Revisiting Ray: The Lemonheads Redux
WHAT DO THE Lemonheads want from you? Unlike Nirvana, who want to raise your awareness, or Buffalo Tom, who want you to feel the hurt, Lemonheads simply want you to witness their existence before they go out like a spark.
It's the whole raison d'etre of pop and it ensures that these 12 windows on what seems to be a gorgeously romantic American existence (turnpikes; hanging out with friends outside the Waverley Hotel; hoedown rhythms and five-buck guitar solos) will be accessible to even the staunchest of Englanders. After about 10 listens at 98 decibels in an open-topped Chevy, that is.
If your ears are attuned to the whole American thang, the songs are fantastically immediate. "Rudderless" swallows your heart whole in its warm mouth. It aches with the impossible. The melancholy loneliness and languor of adolescence seem to resonate in the thrum of acoustic guitar. Evan Dando has perfected the sound of teenage longing. Or maybe it's the sound of the desire to stay innocent, and therefore young, and therefore immortal. Whatever it is, he grounds it in just the right amount of detail for it to be sensed but not completely understood.
"My Drug Buddy" trails a rapturous surge of love (or plain old hormones, depending what mood you're in) on a stroll from the candy store to the phone booth. You're there. You can feel the warmth of the pavement coming up through your shoes. You can feel it turn cold as the sun falls behind the buildings. You are not really stuck in your bedsit under the flyover. You cannot ask for more.
Brace yourselves, it's time for a fact. Evan Dando is the Lemonhead(s). The others left somewhere between 1989's Lick and 1990's Lovey because Dando wanted to play everything himself. Unless you happen to be Prince, if tends to be impossible for an artist to play all the instruments and then give a vocal performance that doesn't sound like they're worrying about the frequency of the snare sound.
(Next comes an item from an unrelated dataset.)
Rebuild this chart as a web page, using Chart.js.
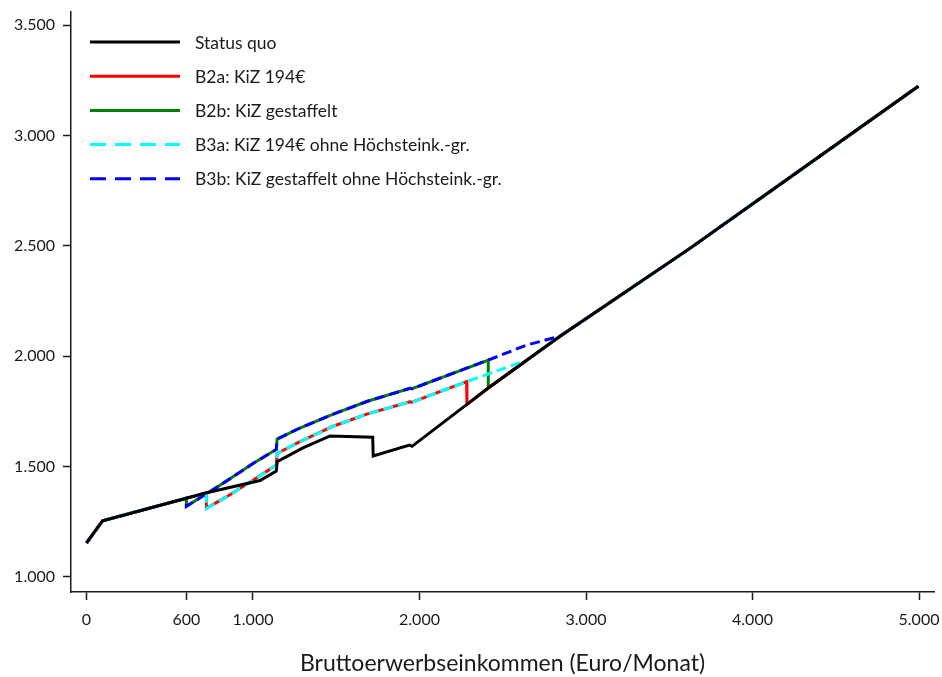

So Dando's wisely teamed bock up with drummer David Ryan and ex-Blake Baby Juliana Hatfield on bass and vocals. Juliana's crystal voice traps a lot of light, which thankfully has the effect of breaking up the smudge of Dando's occasionally rather beige voice. Oh, it's a nice enough beige. The beige-ness of an ordinary, buttery-haired, American kid with a weird name and strong Anglophilic tendencies, tendencies that make their presence keenly felt in the Elvis Costello-soundalike "Alison's Starting To Happen." This one'll sound a lot like pukey old skinny-tie power pop to some of you, but as new and thrilling as Pavement to others.
If you're expecting grunge, you'll be horribly disappointed. Dando's written songs that feature slide guitar (Jeff "Skunk" Baxter on "Hannah And Gabi"), and Procol-Harum-style Farfisa (Barry Goldberg on "My Drug Buddy") and strange words that seep into your consciousness even when you're conscious that they're ridiculous ("Ceiling Fan In My Spoon"). Some of you are still possessed of the thoroughly old-fashioned idea that songs with words demanding to be listened to are a bad thing. I suggest you purchase this album and get cured quick. Try not to resist.